2. Do practice shooting from realistic hunting positions
Once you know that your rifle is properly sighted in, you should have no further use for a shooting bench. Instead, practice shooting from various field positions: standing, kneeling, sitting, and prone. Even though you will soon find that you do your best shooting from one of the positions, you really should practice them all, because terrain and other obstacles often dictate the actual position from which you’ll shoot at game. Practice until you’re getting good, consistent hits on target.
A good practice technique is to start from the standing position with your rifle slung on your shoulder. At the start signal, unsling your rifle and move smoothly into one of the various positions. All during this exercise, your eyes should be focused on the target, and the transition to a field position should be smooth and natural. Smoothness and quickness take a lot of practice. This is another exercise that improves through dry-fire practice at home.
3. Do know your maximum effective range
Many hunters can quote chapter and verse about the ballistics and effective range of their favorite hunting caliber—but many do not know what their own personal effective range is. Simply put, it is the farthest range at which you can consistently hit the vital zone of a target. It doesn’t matter what you may have done once, when Lady Luck was smiling on you, but what you can do every time, not from the shooting bench but from field positions.

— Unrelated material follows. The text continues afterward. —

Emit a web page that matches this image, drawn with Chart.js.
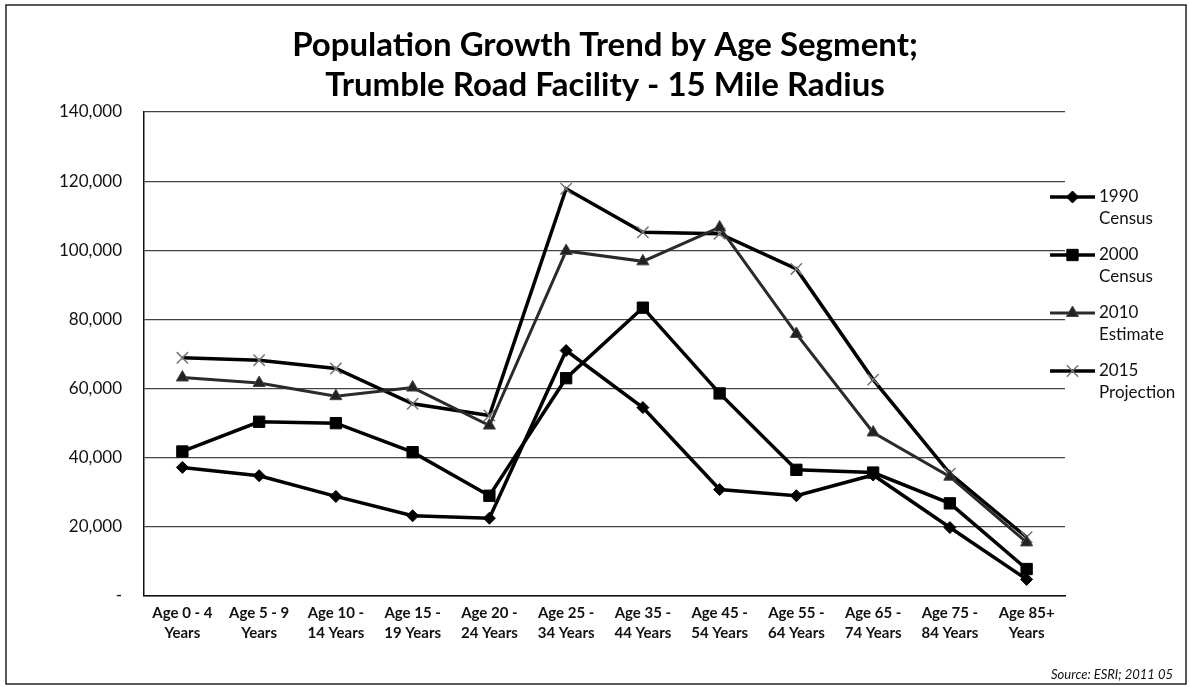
<!DOCTYPE html>
<html>
<head>
<meta charset="utf-8">
<script src="https://cdn.jsdelivr.net/npm/chart.js@4/dist/chart.umd.min.js"></script>
<style>
  html, body { margin: 0; padding: 0; background: #fff; }
  #wrap { width: 1190px; height: 687px; }
</style>
</head>
<body>
<div id="wrap"><canvas id="c" width="1190" height="687"></canvas></div>
<script>
// Age segments (two-line axis labels)
const categories = [
  ['Age 0 - 4', 'Years'], ['Age 5 - 9', 'Years'], ['Age 10 -', '14 Years'],
  ['Age 15 -', '19 Years'], ['Age 20 -', '24 Years'], ['Age 25 -', '34 Years'],
  ['Age 35 -', '44 Years'], ['Age 45 -', '54 Years'], ['Age 55 -', '64 Years'],
  ['Age 65 -', '74 Years'], ['Age 75 -', '84 Years'], ['Age 85+', 'Years']
];

// Population counts per segment
const census1990     = [37200, 34800, 28800, 23200, 22500, 71000, 54500, 30800, 29000, 35000, 19800, 4800];
const census2000     = [41800, 50400, 50000, 41600, 29000, 63000, 83400, 58600, 36500, 35700, 26800, 7800];
const estimate2010   = [63200, 61600, 57800, 60300, 49300, 99800, 96800, 106600, 75800, 47300, 34500, 15500];
const projection2015 = [68900, 68200, 65800, 55600, 52200, 117800, 105200, 104800, 94600, 62600, 35400, 17000];

const seriesNames = ['1990 Census', '2000 Census', '2010 Estimate', '2015 Projection'];

// Y axis ticks
const yTicks = [0, 20000, 40000, 60000, 80000, 100000, 120000, 140000];

const titleLines = ['Population Growth Trend by Age Segment;', 'Trumble Road Facility - 15 Mile Radius'];
const sourceText = 'Source: ESRI; 2011 05';

const FONT = 'Lato, "Open Sans", "DejaVu Sans", sans-serif';

// Outer frame around the whole figure
const framePlugin = {
  id: 'frame',
  afterDraw(chart) {
    const ctx = chart.ctx;
    ctx.save();
    ctx.strokeStyle = '#222';
    ctx.lineWidth = 1.5;
    ctx.strokeRect(6, 5, chart.width - 10, chart.height - 8);
    ctx.restore();
  }
};

// Two-line heading centred over the figure
const headingPlugin = {
  id: 'heading',
  afterDraw(chart, args, opts) {
    const ctx = chart.ctx;
    ctx.save();
    ctx.fillStyle = '#000';
    ctx.font = opts.font;
    ctx.textAlign = 'center';
    ctx.textBaseline = 'middle';
    opts.lines.forEach((t, i) => ctx.fillText(t, opts.x, opts.y + i * opts.lineGap));
    ctx.restore();
  }
};

// Right-hand legend with two-line entries and the line+marker sample
const sideLegend = {
  id: 'sideLegend',
  afterDraw(chart, args, opts) {
    const ctx = chart.ctx;
    ctx.save();
    chart.data.datasets.forEach((ds, i) => {
      const y = opts.top + i * opts.gap;
      const x0 = opts.left, x1 = opts.left + opts.sample;
      ctx.strokeStyle = ds.borderColor;
      ctx.lineWidth = ds.borderWidth;
      ctx.beginPath();
      ctx.moveTo(x0, y);
      ctx.lineTo(x1, y);
      ctx.stroke();
      ctx.fillStyle = ds.pointBackgroundColor;
      ctx.strokeStyle = ds.pointBorderColor;
      ctx.lineWidth = ds.pointBorderWidth;
      Chart.helpers.drawPoint(ctx, {
        pointStyle: ds.pointStyle,
        radius: ds.pointRadius,
        borderWidth: ds.pointBorderWidth,
        rotation: 0
      }, (x0 + x1) / 2, y);
      ctx.fillStyle = '#111';
      ctx.font = opts.font;
      ctx.textAlign = 'left';
      ctx.textBaseline = 'middle';
      ds.label.split(' ').forEach((line, k) => {
        ctx.fillText(line, x1 + 4, y + k * opts.lineGap);
      });
    });
    ctx.restore();
  }
};

// Source note at the lower right
const sourceNote = {
  id: 'sourceNote',
  afterDraw(chart, args, opts) {
    const ctx = chart.ctx;
    ctx.save();
    ctx.fillStyle = '#111';
    ctx.font = opts.font;
    ctx.textAlign = 'right';
    ctx.textBaseline = 'middle';
    ctx.fillText(opts.text, opts.x, opts.y);
    ctx.restore();
  }
};

const styles = [
  { color: '#000', width: 3.5, point: 'rectRot', r: 6, pbg: '#000', pbc: '#000', pbw: 1 },
  { color: '#000', width: 3.5, point: 'rect', r: 8, pbg: '#000', pbc: '#000', pbw: 1 },
  { color: '#2a2a2a', width: 3, point: 'triangle', r: 7, pbg: '#222', pbc: '#444', pbw: 1 },
  { color: '#000', width: 3.5, point: 'crossRot', r: 8, pbg: '#777', pbc: '#777', pbw: 1.5 }
];
const seriesData = [census1990, census2000, estimate2010, projection2015];

const datasets = seriesData.map((d, i) => ({
  label: seriesNames[i],
  data: d,
  borderColor: styles[i].color,
  borderWidth: styles[i].width,
  pointStyle: styles[i].point,
  pointRadius: styles[i].r,
  pointBackgroundColor: styles[i].pbg,
  pointBorderColor: styles[i].pbc,
  pointBorderWidth: styles[i].pbw,
  tension: 0,
  fill: false
}));

new Chart(document.getElementById('c'), {
  type: 'line',
  data: { labels: categories, datasets },
  plugins: [framePlugin, headingPlugin, sideLegend, sourceNote],
  options: {
    responsive: false,
    animation: false,
    layout: { padding: { left: 0, right: 125, top: 112, bottom: 0 } },
    plugins: {
      legend: { display: false },
      tooltip: { enabled: false },
      title: { display: false },
      heading: { lines: titleLines, x: 605, y: 45, lineGap: 40, font: 'bold 33px ' + FONT },
      sideLegend: { left: 1050, sample: 45, top: 197, gap: 58, lineGap: 22, font: '17px ' + FONT },
      sourceNote: { text: sourceText, x: 1173, y: 675, font: 'italic 13px ' + FONT }
    },
    scales: {
      x: {
        offset: true,
        grid: { display: false, drawTicks: false },
        border: { display: true, color: '#111', width: 1.5 },
        ticks: {
          color: '#111',
          autoSkip: false,
          maxRotation: 0,
          padding: 7,
          font: { family: FONT, size: 15, weight: 'bold', lineHeight: 1.35 }
        },
        afterFit(axis) { axis.height = 91; }
      },
      y: {
        min: 0,
        max: 140000,
        afterBuildTicks(axis) { axis.ticks = yTicks.map(v => ({ value: v })); },
        grid: { color: '#444', lineWidth: 1.2, drawTicks: false },
        border: { display: true, color: '#111', width: 1.5 },
        ticks: {
          color: '#111',
          padding: 22,
          font: { family: FONT, size: 17 },
          callback: v => v === 0 ? '-' : v.toLocaleString('en-US')
        },
        afterFit(axis) { axis.width = 144; }
      }
    }
  }
});
</script>
</body>
</html>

One of the best ways to test this effective range is to use a paper plate as the target. The shooter should determine the farthest distance that he can keep all of his hits on that plate from each of the field positions. And, of course, as you practice, you may extend your effective range.
4. Do get in good hunting shape
We’ve all heard that exercise directly improves the quality of life. I guarantee you that it will improve the quality and the success of your hunt.
Being out of breath and struggling with fatigue reduces your ability to control your breathing, and thus your ability to deliver an accurate shot. You need to be able to hold that rifle at the ready while you wait for that trophy buck to take one more step out into the open, regardless of how long that might take. It would be nice if we all could get out and run a few miles every day and then bench-press several hundred pounds, but it’s not necessary. A regular program of aggressive walking and light exercise will pay dividends.
None of our hunting seasons are as long as we would like them to be. And we rarely have a chance to get our sights on a real trophy animal. Following these tips will help you be as ready as you can possibly be when that wonderful moment occurs. Good hunting!